Saturday, June 8, 2024

Exploring Naples: it would be criminal to miss it!

Naples is a place that captures the imagination. Millions felt transported via the Elena Ferrante Neapolitan novels series. Imagine more iconic food creations than Neapolitan pizza and ice cream! A food lovers dream, Naples is multi layered and exciting to explore. There is a vibrance, neighborhood character and history worthy of exploration. Don’t be afraid to explore hidden alleyways that lead through neighborhoods.

Historically Naples once was the glorious capital of a kingdom. This regal past is illustrated by the palatial architecture and aforementioned culinary creations. The view of Mount Vesuvius and the blue Mediterranean waters alone is beautiful.

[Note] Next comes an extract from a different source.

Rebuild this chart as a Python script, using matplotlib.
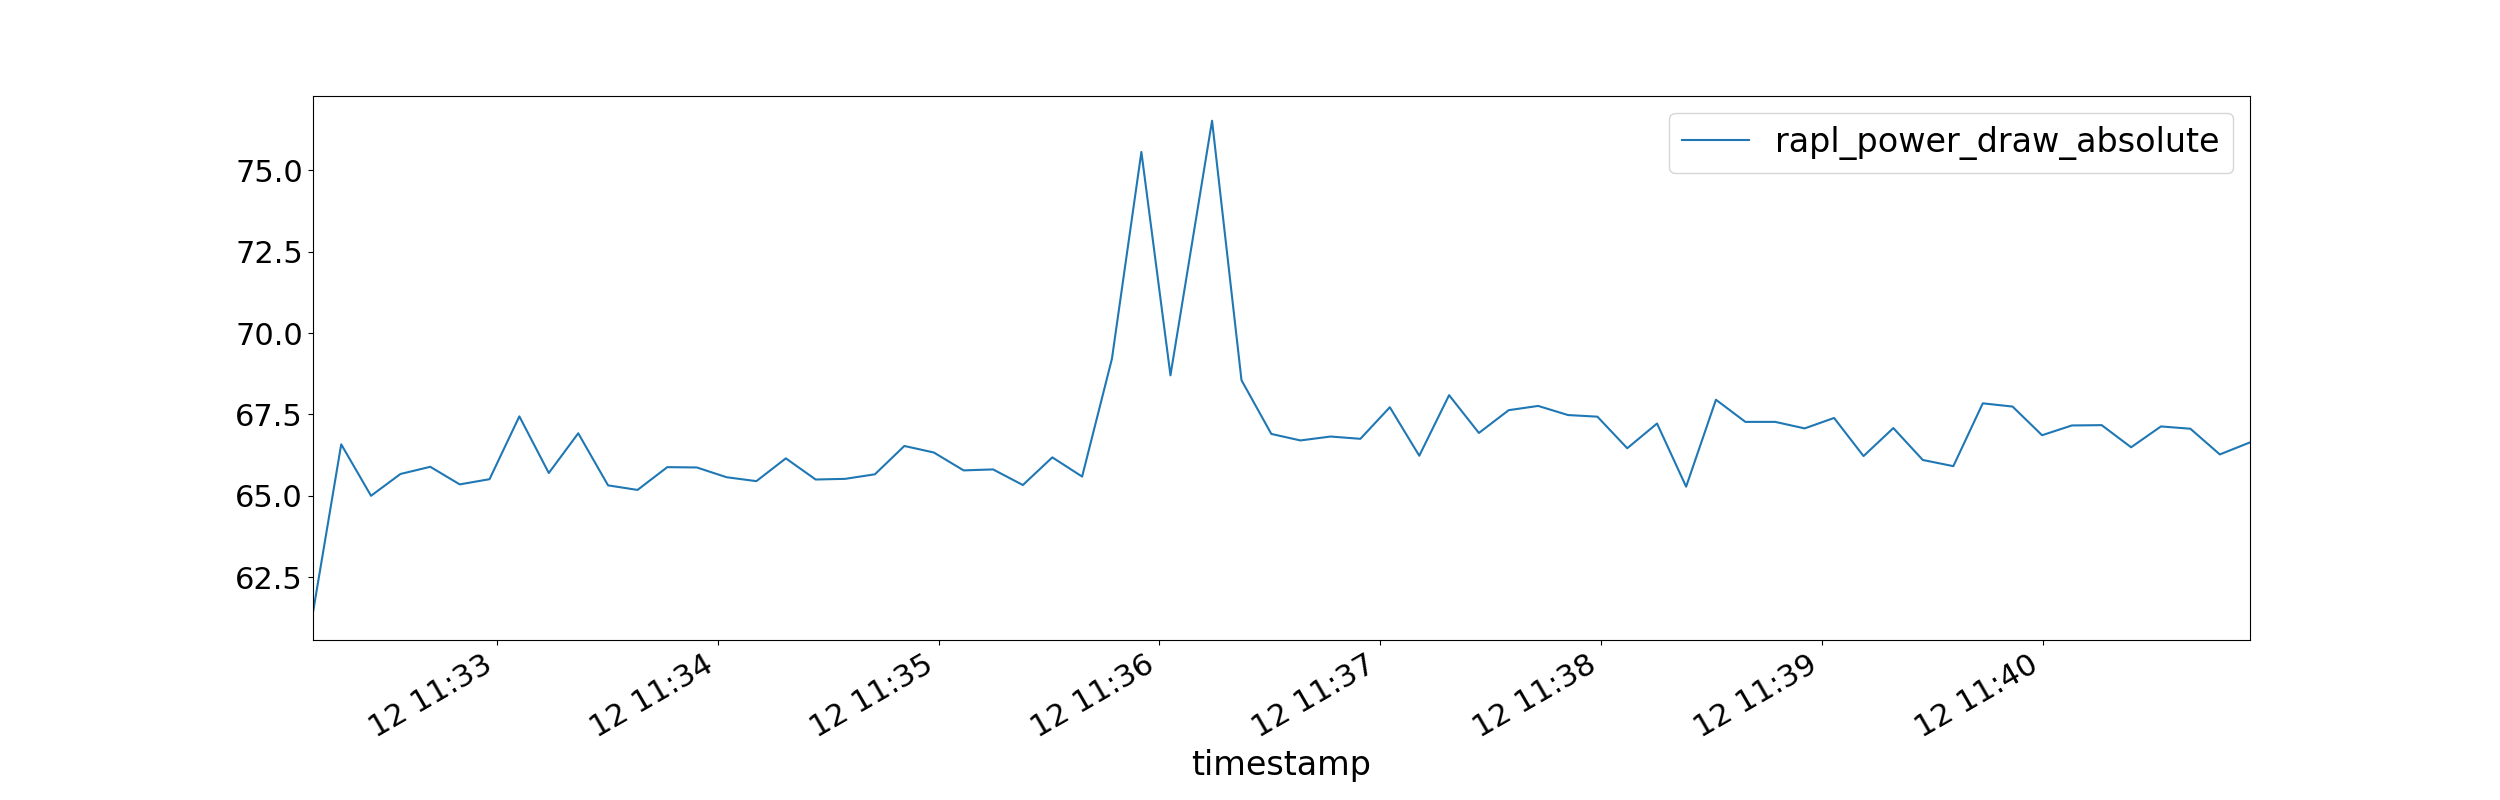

Investigative journalists have reported extensively on the scourge of organized crime that has tarnished Naples as a tourism hub. Not without reason, the Camorra syndicate, part of Italy’s organized crime network, ruled the city for decades, destroying livelihoods and choking out businesses, this was especially true at its height in the 1970s and 80s.

We encountered several Italians who actually asked us if we felt safe and if we were treated well when in Naples. A companion in a taxi quizzed us about crime. I calmly mentioned that I previously lived in Chicago and feel great fondness for that city too. She then admitted she was from Toronto and that her city is likewise affected by crime. Clearly reputation is subjective.

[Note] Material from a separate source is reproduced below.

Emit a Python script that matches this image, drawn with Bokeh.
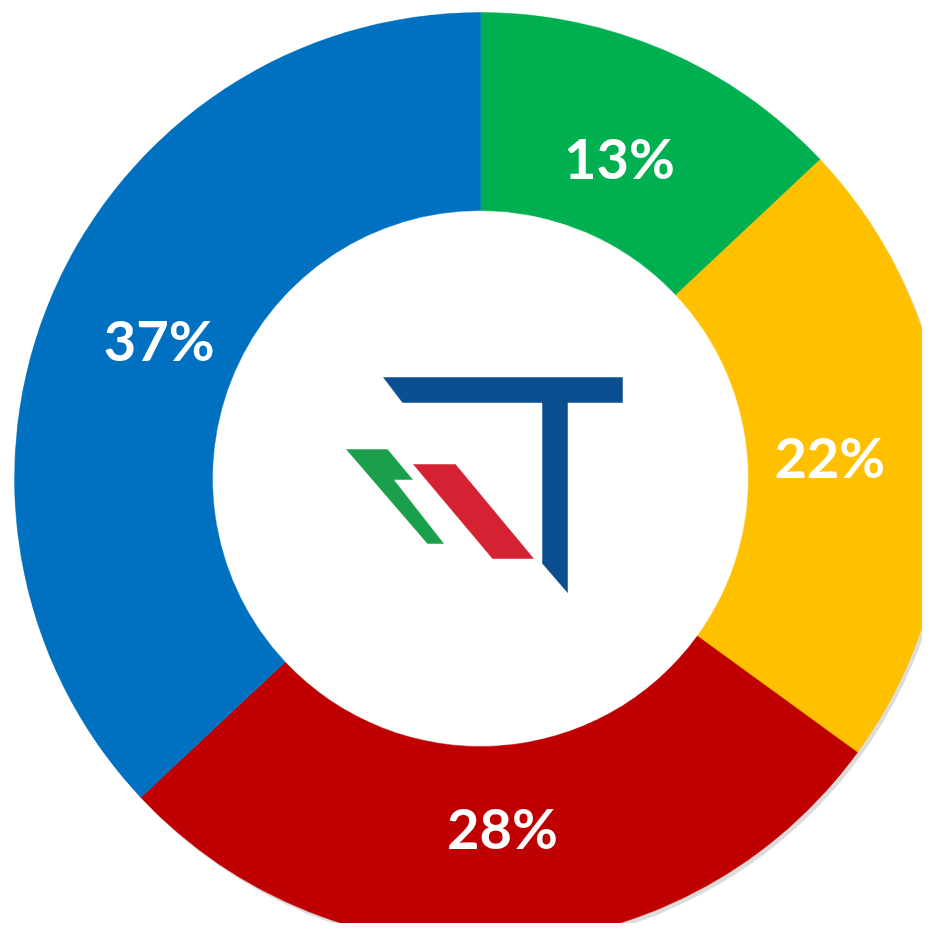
import math
from bokeh.plotting import figure
from bokeh.models import Range1d, ColumnDataSource
from bokeh.core.properties import value
from bokeh.embed import file_html
from bokeh.resources import INLINE

# data
categories = ["A", "B", "C", "D"]
shares = [13, 22, 28, 37]
colors = ["#00B050", "#FFC000", "#C00000", "#0070C0"]

W, H = 922, 923
p = figure(width=W, height=H, output_backend="svg", toolbar_location=None,
           x_range=Range1d(0, W), y_range=Range1d(-H, 0),
           min_border=0, match_aspect=False)
p.axis.visible = False
p.grid.visible = False
p.outline_line_color = None
p.background_fill_color = "white"
p.border_fill_color = "white"

cx, cy = 480, -478
r_out, r_in = 466, 268

total = sum(shares)
starts, ends, lx, ly, labels = [], [], [], [], []
cum = 0
for v in shares:
    a0 = math.pi / 2 - 2 * math.pi * cum / total
    cum += v
    a1 = math.pi / 2 - 2 * math.pi * cum / total
    starts.append(a0)
    ends.append(a1)
    mid = (a0 + a1) / 2
    lr = 350
    lx.append(cx + lr * math.cos(mid))
    ly.append(cy + lr * math.sin(mid))
    labels.append(f"{v}%")

# subtle shadow on the outer edge
p.annulus(x=[cx + 3], y=[cy - 4], inner_radius=r_in + 20, outer_radius=r_out,
          fill_color="#9a9a9a", fill_alpha=0.35, line_color=None)

src = ColumnDataSource(dict(cat=categories, start=starts, end=ends, color=colors))
p.annular_wedge(x=cx, y=cy, inner_radius=r_in, outer_radius=r_out,
                start_angle="start", end_angle="end", direction="clock",
                fill_color="color", line_color="color", line_width=0.5, source=src)

p.text(x=lx, y=ly, text=labels, text_align="center", text_baseline="middle",
       text_font=value("Lato"), text_font_style="bold", text_font_size="56px",
       text_color="white")

# logo (decorative)
def flip(pts):
    return [x for x, _ in pts], [-y for _, y in pts]

t_bar = [(383, 377), (622, 377), (622, 402), (402, 402)]
t_stem = [(542, 401), (567, 401), (567, 592), (542, 563)]
g_shape = [(346, 449), (387, 449), (412, 479), (393, 479), (443, 543), (427, 543)]
r_shape = [(413, 464), (455, 464), (533, 558), (492, 558)]
for pts, col in [(t_bar, "#0A4F8F"), (t_stem, "#0A4F8F"), (g_shape, "#1AA04A"), (r_shape, "#D42232")]:
    xs, ys = flip(pts)
    p.patch(xs, ys, fill_color=col, line_color=col, line_width=0.5)

open("out.html", "w").write(file_html(p, INLINE))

Naples has a downtrodden history. According to Greek mythology, the siren Parthenope drowned in the sea in a failed attempt to lure Odysseus, her body then washed up ashore near modern day Naples.

We used Naples as a base to tour nearby Pompeii and Herculaneum. To prepare for those amazing tours we visited the nearby National Archaeological Museum. The museum provided context and a lens to understand the region through the millennia.

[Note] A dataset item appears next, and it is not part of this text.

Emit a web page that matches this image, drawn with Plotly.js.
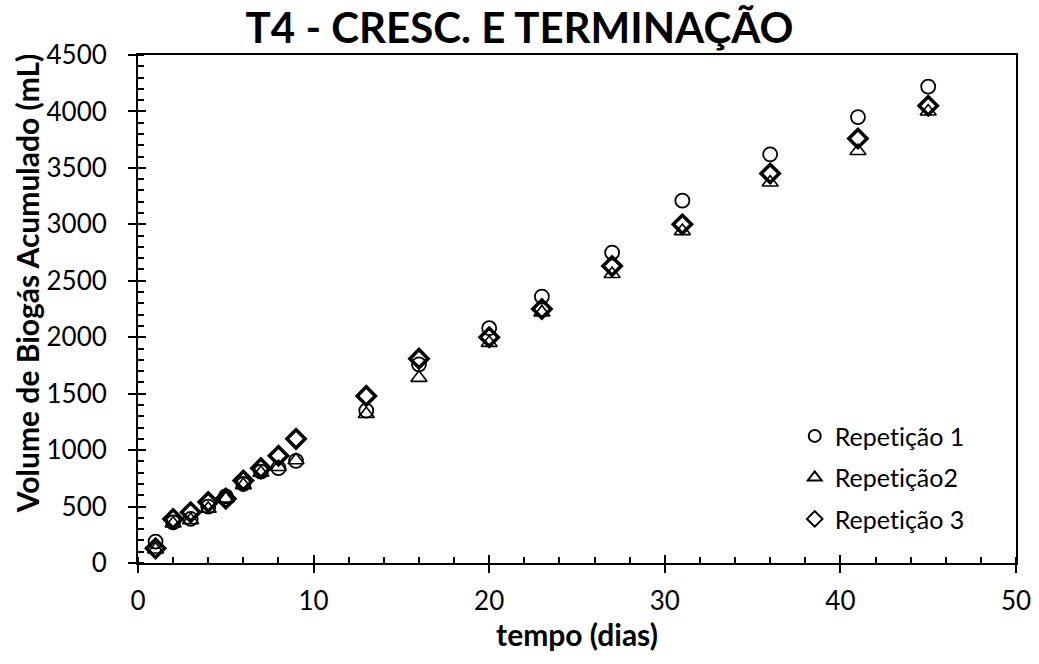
<!DOCTYPE html>
<html><head><meta charset="utf-8">
<script src="https://cdn.plot.ly/plotly-3.0.1.min.js"></script>
<style>body{margin:0;background:#fff}#c{width:1039px;height:664px}#c text{font-variant-ligatures:none !important;font-feature-settings:"liga" 0,"clig" 0 !important;}</style>
</head><body><div id="c"></div>
<script>
const days = [1,2,3,4,5,6,7,8,9,13,16,20,23,27,31,36,41,45];
const rep1 = [190,360,390,500,590,700,810,840,905,1350,1760,2080,2360,2750,3210,3620,3950,4220];
const rep2 = [120,350,380,480,570,690,800,850,910,1320,1640,1950,2220,2560,2940,3370,3650,4000];
const rep3 = [130,390,450,540,570,730,840,950,1100,1480,1810,2000,2250,2630,3000,3450,3760,4050];
const names = ['Repetição 1','Repetição2','Repetição 3'];
const yTitle = 'Volume de Biogás Acumulado (mL)';
const FONT = 'Lato, "Open Sans", sans-serif';
const traces = [
  {x:days,y:rep1,name:names[0],legendgroup:'a',mode:'markers',type:'scatter',
   marker:{symbol:'circle-open',size:14,color:'#000',line:{width:1.8,color:'#000'}}},
  {x:days,y:rep2,name:names[1],legendgroup:'b',mode:'markers',type:'scatter',
   marker:{symbol:'triangle-up-open',size:14,color:'#000',line:{width:1.6,color:'#000'}}},
  {x:days,y:rep3,name:names[2],legendgroup:'c',mode:'markers',type:'scatter',
   marker:{symbol:'diamond-open',size:14,color:'#000',line:{width:3.5,color:'#000'}}},
  {x:[],y:[],xaxis:'x2',yaxis:'y2',showlegend:false,hoverinfo:'skip'}
];
const layout = {
  width:1039,height:664,
  margin:{l:138,r:23,t:55,b:101},
  paper_bgcolor:'#fff',plot_bgcolor:'#fff',
  font:{family:FONT,color:'#000',size:26},
  title:{text:'<b>T4 - CRESC. E TERMINAÇÃO</b>',font:{family:FONT,size:42,color:'#000'},
         x:0.5,xanchor:'center',y:0.957,yanchor:'middle'},
  showlegend:true,
  legend:{x:0.748,y:0.295,xanchor:'left',yanchor:'top',font:{size:25,family:FONT},
          bgcolor:'rgba(0,0,0,0)',itemsizing:'constant',traceorder:'grouped',tracegroupgap:6},
  annotations:[{text:'<b>'+yTitle+'</b>',xref:'paper',yref:'paper',x:-0.1264,y:0.549,
                xanchor:'center',yanchor:'middle',textangle:-90,showarrow:false,
                font:{size:30,family:FONT,color:'#000'}}],
  xaxis:{range:[0,50],dtick:10,showgrid:false,zeroline:false,
         showline:true,linecolor:'#000',linewidth:2,mirror:true,
         ticks:'outside',ticklen:8,tickwidth:2,tickcolor:'#000',ticklabelstandoff:6,
         minor:{dtick:2,ticks:'inside',ticklen:6,tickwidth:2,tickcolor:'#000',showgrid:false},
         tickfont:{size:26},
         title:{text:'<b>tempo (dias)</b>',font:{size:30},standoff:10}},
  yaxis:{range:[0,4500],dtick:500,showgrid:false,zeroline:false,
         showline:true,linecolor:'#000',linewidth:2,mirror:true,
         ticks:'outside',ticklen:8,tickwidth:2,tickcolor:'#000',ticklabelstandoff:16,
         minor:{dtick:100,ticks:'inside',ticklen:6,tickwidth:2,tickcolor:'#000',showgrid:false},
         tickfont:{size:26}},
  xaxis2:{overlaying:'x',matches:'x',range:[0,50],dtick:10,showgrid:false,zeroline:false,
          showticklabels:false,ticks:'inside',ticklen:8,tickwidth:2,tickcolor:'#000',anchor:'y2',side:'bottom'},
  yaxis2:{overlaying:'y',range:[0,4500],dtick:500,showgrid:false,zeroline:false,
          showticklabels:false,ticks:'inside',ticklen:8,tickwidth:2,tickcolor:'#000',anchor:'x2',side:'left'}
};
Plotly.newPlot('c',traces,layout,{displayModeBar:false,staticPlot:true});
</script></body></html>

Naples has struggled with poverty and crime but it has gone through intense challenges through the arc of history. During World War Naples was occupied by the Nazis. The city was bombed approximately 200 times from 1940 to 1944. We saw horrific photos of the carnage.

A friend in Sorrento let us know he indeed thought Neapolitans were arrogant. Perhaps we were just used to New Yorkers or others who think we live in quaint “fly over country”. We didn’t pick up on any slights. I definitely see parallels to regional superiority claims of the south vs. the north in Spain, Germany (east/west) and the United States.

We walked along the city’s grand seafront promenade, all the way to the neoclassical colonnades of Piazza del Plebescito, the majestic Palazzo Reale (royal palace) and San Carlo opera house. Following this path, you will get a taste of the Neapolitan aristocracy and all its pomp.

The day we were there throngs of children were costumed as characters from the Puccini opera “Turandot” which is set in China. That didn’t strike us as politically correct but the arts education and experience the children enjoyed seemed laudable. I would also add that we saw as many shrines to the soccer legend Diego Armando Maradona. There may be more churches but he looms large in the hearts and minds of the city.